Writer and actress Brit Marling has the power to bring her audience along with her into hazy, mystical realms that could be described as sci-fi, but feel a lot deeper than that cheapened genre tag suggests. She had us believing in time travel in Sound of My Voice and made a good case for the existence of a carbon copy of our planet in Another Earth. Her characters, which she writes to perform herself, carry these stories past genre boundaries.
This time, Marling and her collaborator Zal Batmanglij have taken their cerebral spookiness to Netflix for the eight-part series The OA. The topic? Death. Or the afterlife. Or maybe it's about finding yourself. I'm not really sure, but it's a hell of a ride that takes you down a rabbit hole; you're either going to gleefully descend, or immediately pull yourself out of it. I find no room for ambivalence regarding this series, which means that some of you will hate it.
Marling plays Prairie Johnson, a blind woman in her late 20s who went missing at 21 and then was seen jumping off a bridge — and surviving — seven years later. The FBI wants to know where she's been, but she won't tell them, as her parents take her to their cookie-cutter, half-finished subdivision in middle-American suburbia. There, she recruits a diverse crew of high school kids, all struggling in their own way, as well as their depressed teacher (played stunningly by The Office's Phyllis Smith... yes, that Phyllis).
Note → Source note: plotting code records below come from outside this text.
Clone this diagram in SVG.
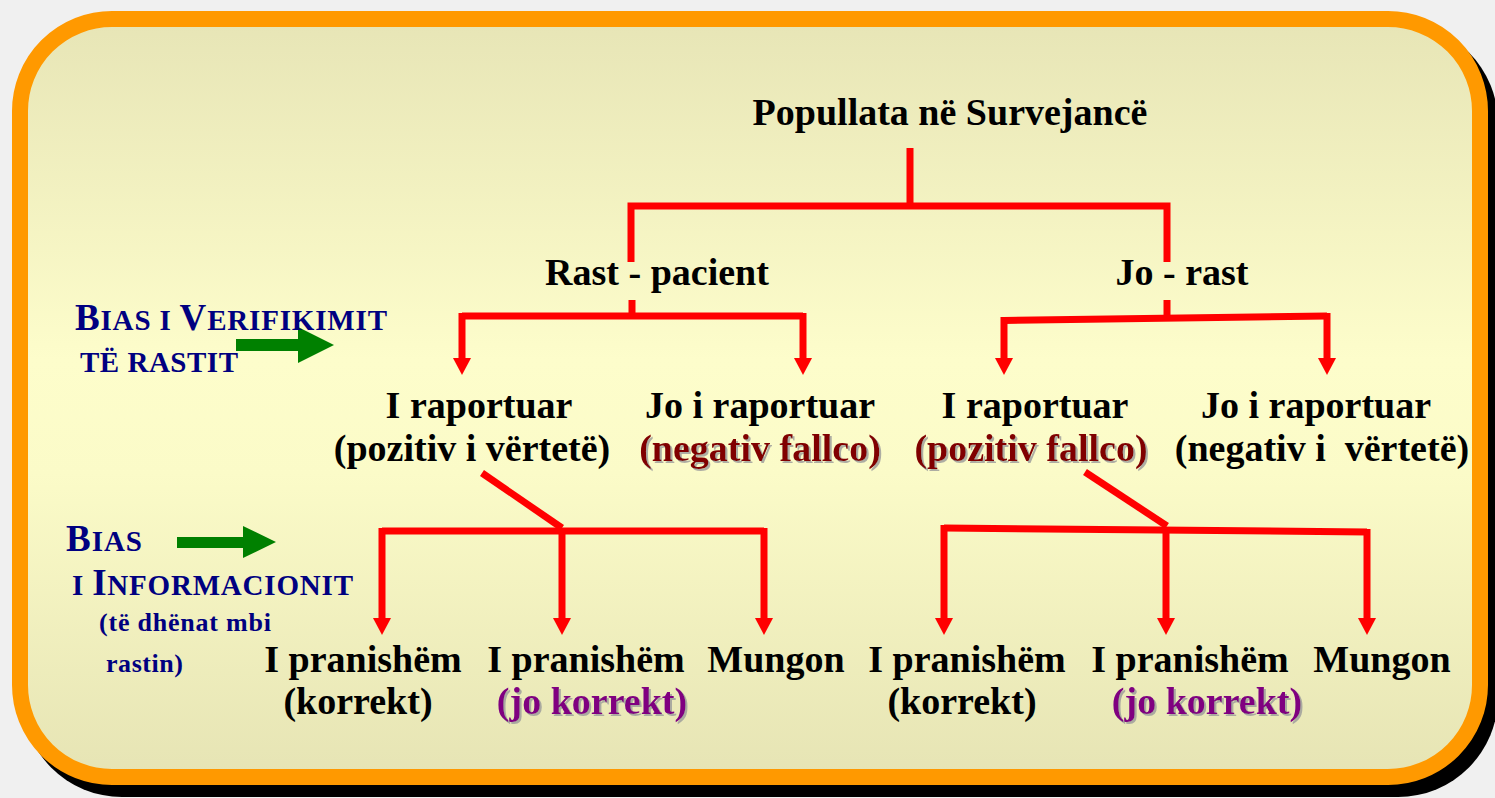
<svg xmlns="http://www.w3.org/2000/svg" width="1495" height="798" viewBox="0 0 1495 798">
<defs>
<linearGradient id="bg" x1="0" y1="0" x2="0" y2="1">
<stop offset="0" stop-color="#e7e5b6"/>
<stop offset="0.45" stop-color="#fdfdcb"/>
<stop offset="0.6" stop-color="#fbfbc8"/>
<stop offset="1" stop-color="#e6e4b4"/>
</linearGradient>
<marker id="ah" markerUnits="userSpaceOnUse" markerWidth="17" markerHeight="18" refX="0" refY="9" orient="auto" viewBox="0 0 17 18">
<path d="M0,0 L17,9 L0,18 z" fill="#ff0000"/>
</marker>
<filter id="ts" x="-5%" y="-20%" width="110%" height="140%">
<feGaussianBlur in="SourceAlpha" stdDeviation="0.6" result="b"/>
<feOffset in="b" dx="2" dy="2" result="o"/>
<feFlood flood-color="#9a9a9a" flood-opacity="0.8"/>
<feComposite in2="o" operator="in" result="s"/>
<feMerge><feMergeNode in="s"/><feMergeNode in="SourceGraphic"/></feMerge>
</filter>
</defs>
<style>
.t{font-family:"Liberation Serif","Times New Roman",serif;font-weight:bold;font-size:38px;fill:#000;text-anchor:middle;white-space:pre}
.dr{fill:#800000;filter:url(#ts)}
.pu{fill:#800080;filter:url(#ts)}
.lb{font-family:"Liberation Serif","Times New Roman",serif;font-weight:bold;fill:#000080}
.big{font-size:37px}
.sm{font-size:29px}
.c{fill:none;stroke:#ff0000;stroke-width:7;stroke-linejoin:miter}
.a{marker-end:url(#ah)}
.g{fill:#008000}
</style>
<rect width="1495" height="798" fill="#f0f0f0"/>
<rect x="22" y="23" width="1476" height="774" rx="100" fill="#000"/>
<rect x="20" y="19" width="1460" height="758" rx="92" fill="url(#bg)" stroke="#ff9900" stroke-width="16"/>

<g id="connectors">
<path class="c" d="M910,148 V206"/>
<path class="c" d="M631,262 V206 H1167 V262"/>
<path class="c" d="M632,300 V318"/>
<path class="c" d="M1167,300 V318"/>
<path class="c" d="M462,316 H803"/>
<path class="c a" d="M462,313 V358"/>
<path class="c a" d="M803,313 V358"/>
<path class="c" d="M1004,320.5 L1327,316"/>
<path class="c a" d="M1004,317 V358"/>
<path class="c a" d="M1327,313 V358"/>
<path class="c" d="M482,473 L562,528"/>
<path class="c" d="M382,531 H764"/>
<path class="c a" d="M382,528 V618"/>
<path class="c a" d="M562,531 V618"/>
<path class="c a" d="M764,528 V618"/>
<path class="c" d="M1085,472 L1167,526"/>
<path class="c" d="M944,528 L1367,532"/>
<path class="c a" d="M944,525 V618"/>
<path class="c a" d="M1166,530 V618"/>
<path class="c a" d="M1367,529 V618"/>
<polygon class="g" points="236,339 298,339 298,327 334,345 298,363 298,351 236,351"/>
<polygon class="g" points="177,537 243,537 243,526 276,542 243,558 243,548 177,548"/>
</g>

<g id="n-root"><text class="t" x="950" y="125">Popullata në Survejancë</text></g>
<g id="n-rast"><text class="t" x="657" y="285">Rast - pacient</text></g>
<g id="n-jorast"><text class="t" x="1182" y="285">Jo - rast</text></g>

<g id="n-l-rap"><text class="t" x="479" y="418">I raportuar</text><text class="t" x="472" y="461">(pozitiv i vërtetë)</text></g>
<g id="n-l-jorap"><text class="t" x="760" y="418">Jo i raportuar</text><text class="t dr" x="760" y="461">(negativ fallco)</text></g>
<g id="n-r-rap"><text class="t" x="1035" y="418">I raportuar</text><text class="t dr" x="1031" y="461">(pozitiv fallco)</text></g>
<g id="n-r-jorap"><text class="t" x="1316" y="418">Jo i raportuar</text><text class="t" x="1322" y="461" xml:space="preserve">(negativ i  vërtetë)</text></g>

<g id="n-l-prk"><text class="t" x="363" y="672">I pranishëm</text><text class="t" x="358" y="714">(korrekt)</text></g>
<g id="n-l-pjk"><text class="t" x="586" y="672">I pranishëm</text><text class="t pu" x="592" y="714">(jo korrekt)</text></g>
<g id="n-l-mun"><text class="t" x="776" y="672">Mungon</text></g>
<g id="n-r-prk"><text class="t" x="967" y="672">I pranishëm</text><text class="t" x="962" y="714">(korrekt)</text></g>
<g id="n-r-pjk"><text class="t" x="1190" y="672">I pranishëm</text><text class="t pu" x="1207" y="714">(jo korrekt)</text></g>
<g id="n-r-mun"><text class="t" x="1382" y="672">Mungon</text></g>

<g id="label-verif">
<text class="lb" x="75" y="330" textLength="312" lengthAdjust="spacing"><tspan class="big">B</tspan><tspan class="sm">IAS I </tspan><tspan class="big">V</tspan><tspan class="sm">ERIFIKIMIT</tspan></text>
<text class="lb sm" x="80" y="372" textLength="158" lengthAdjust="spacing">TË RASTIT</text>
</g>
<g id="label-info">
<text class="lb" x="66" y="551" textLength="76" lengthAdjust="spacing"><tspan class="big">B</tspan><tspan class="sm">IAS</tspan></text>
<text class="lb" x="72" y="595" textLength="281" lengthAdjust="spacing"><tspan class="sm">I </tspan><tspan class="big">I</tspan><tspan class="sm">NFORMACIONIT</tspan></text>
<text class="lb" x="99" y="631" font-size="26" textLength="172" lengthAdjust="spacing">(të dhënat mbi</text>
<text class="lb" x="106" y="672" font-size="26" textLength="77" lengthAdjust="spacing">rastin)</text>
</g>
</svg>
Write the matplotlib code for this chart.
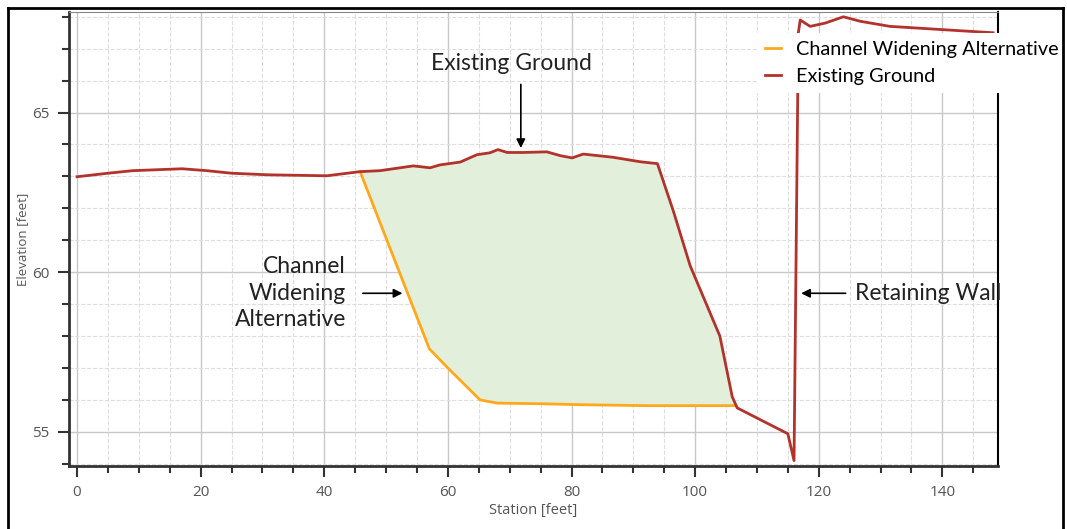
import numpy as np
import matplotlib.pyplot as plt
from matplotlib.lines import Line2D
from matplotlib.ticker import MultipleLocator

# existing ground profile (station ft, elevation ft)
ground_sta = [0, 5, 9, 17, 21, 25, 31, 40.4, 45.8, 49, 54.4, 57.1, 58.7, 62, 64.7,
              66.8, 68.1, 69.6, 72.2, 76, 78.2, 80.1, 81.9, 86.7, 91.1, 93.9, 96.5,
              99.2, 104, 106, 106.8, 115, 116, 116.7, 117, 118.6, 121, 124, 126.7,
              131.5, 148.2]
ground_elev = [62.99, 63.1, 63.18, 63.24, 63.18, 63.1, 63.05, 63.02, 63.15, 63.18,
               63.33, 63.27, 63.36, 63.45, 63.68, 63.74, 63.84, 63.75, 63.75, 63.77,
               63.65, 63.58, 63.7, 63.6, 63.46, 63.4, 61.9, 60.2, 58.0, 56.1, 55.75,
               54.94, 54.1, 67.5, 67.9, 67.7, 67.8, 68.0, 67.86, 67.7, 67.5]

# channel widening alternative
alt_sta = [45.8, 57, 60, 65.2, 68, 75, 81.4, 92.2, 106.5]
alt_elev = [63.15, 57.6, 57.0, 56.0, 55.9, 55.88, 55.85, 55.82, 55.82]

plt.rcParams['font.family'] = ['Open Sans', 'DejaVu Sans']

fig = plt.figure(figsize=(10.67, 5.29), dpi=100)
ax = fig.add_axes([69 / 1067, 1 - 466 / 529, (998 - 69) / 1067, (466 - 12) / 529])

# area between the two profiles
gs = np.array(ground_sta)
ge = np.array(ground_elev)
m = (gs > alt_sta[0]) & (gs < alt_sta[-1])
poly_x = list(alt_sta) + list(gs[m][::-1])
poly_y = list(alt_elev) + list(ge[m][::-1])
ax.fill(poly_x, poly_y, color='#e2efda', lw=0, zorder=1)

ax.plot(alt_sta, alt_elev, color='#ffa81c', lw=2, zorder=3)
ax.plot(ground_sta, ground_elev, color='#b3322b', lw=2, zorder=4)

ax.set_xlim(-1.3, 149)
ax.set_ylim(53.93, 68.15)
ax.xaxis.set_major_locator(MultipleLocator(20))
ax.xaxis.set_minor_locator(MultipleLocator(5))
ax.yaxis.set_major_locator(MultipleLocator(5))
ax.yaxis.set_minor_locator(MultipleLocator(1))
ax.grid(which='major', color='#c8c8c8', lw=1, zorder=0)
ax.grid(which='minor', color='#dedede', lw=0.8, ls='--', zorder=0)
ax.set_axisbelow(True)

ax.tick_params(which='major', length=8, width=1.5, color='#333333',
               labelsize=11, labelcolor='#555555', pad=6)
ax.tick_params(which='minor', length=5, width=1.5, color='#333333')
for s in ['left', 'bottom']:
    ax.spines[s].set_linewidth(2)
    ax.spines[s].set_color('#333333')
ax.spines['top'].set_color('#888888')
ax.spines['right'].set_color('black')
ax.spines['right'].set_linewidth(1.5)

ax.set_xlabel('Station [feet]', fontsize=10.5, color='#555555', labelpad=2)
ax.set_ylabel('Elevation [feet]', fontsize=9.5, color='#555555', labelpad=2)

# annotations
arrow = dict(arrowstyle='-|>', color='black', lw=1.2, mutation_scale=13)
ax.annotate('', xy=(71.8, 63.8), xytext=(71.8, 65.97), arrowprops=arrow, zorder=6)
ax.text(70.2, 66.55, 'Existing Ground', ha='center', va='center',
        fontsize=16.5, family='Lato', color='#222222')
ax.annotate('', xy=(53.1, 59.34), xytext=(45.8, 59.34), arrowprops=arrow, zorder=6)
ax.text(43.5, 59.34, 'Channel\nWidening\nAlternative', ha='right', va='center',
        fontsize=16.5, family='Lato', color='#222222', linespacing=1.32)
ax.annotate('', xy=(116.7, 59.34), xytext=(124.8, 59.34), arrowprops=arrow, zorder=6)
ax.text(125.9, 59.34, 'Retaining Wall', ha='left', va='center',
        fontsize=16.5, family='Lato', color='#222222')

handles = [Line2D([], [], color='#ffa81c', lw=2),
           Line2D([], [], color='#b3322b', lw=2)]
leg = fig.legend(handles, ['Channel Widening Alternative', 'Existing Ground'],
                 loc='upper left', bbox_to_anchor=(757 / 1067, 1 - 33 / 529),
                 frameon=True, fancybox=False, framealpha=1, edgecolor='none',
                 facecolor='white', prop={'family': 'Lato', 'size': 14.3},
                 handlelength=0.8, handletextpad=0.75, borderpad=0.4,
                 labelspacing=0.5, borderaxespad=0)
leg.set_zorder(10)

# screenshot border (pixel coords from top-left)
for xs, ys in [([8, 8], [529, 8]), ([8, 1063], [8, 8]), ([1063, 1063], [8, 529])]:
    fig.add_artist(Line2D([x / 1067 for x in xs], [1 - y / 529 for y in ys],
                          color='black', lw=2, zorder=20))

fig.savefig('out.png', dpi=100)
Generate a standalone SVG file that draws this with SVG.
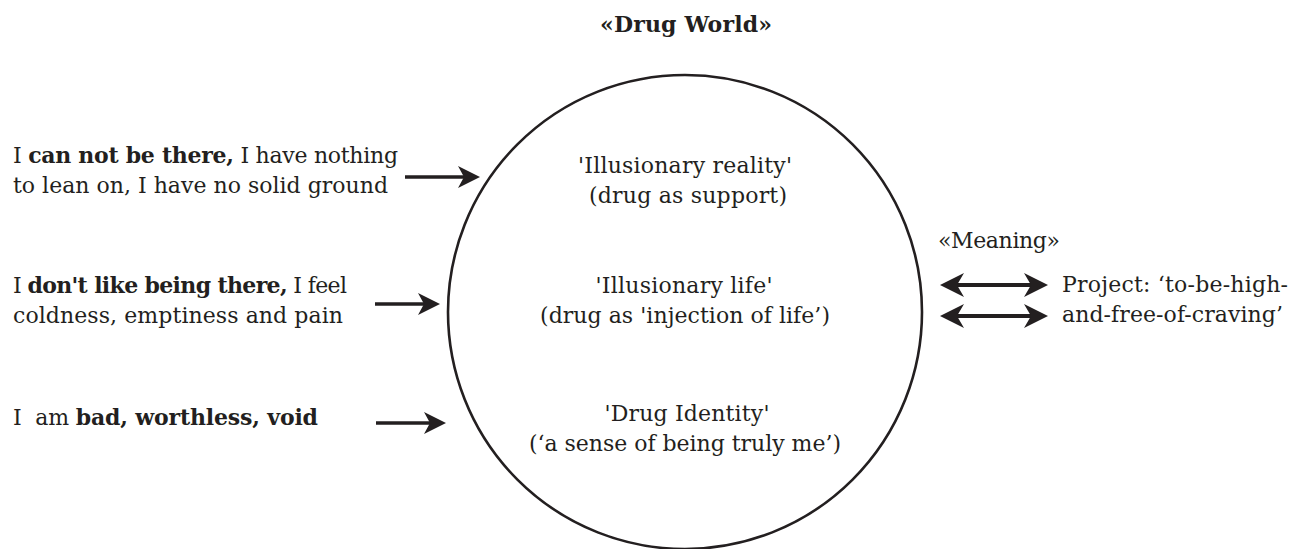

Prairie — or the OA, as we'll come to know her — tells her five disciples where she's been, giving us two timelines to follow. What begins as a psychological thriller turns increasingly weird, to a point where you feel like it's something you should be making fun of, but you're too engrossed to do so. The visuals are often stunning, and it's shot with a cinematic flair that eschews a lot of television trappings.
Again, you could hate it. It's all about how deep you're willing to dive with Marling and Batmanglij.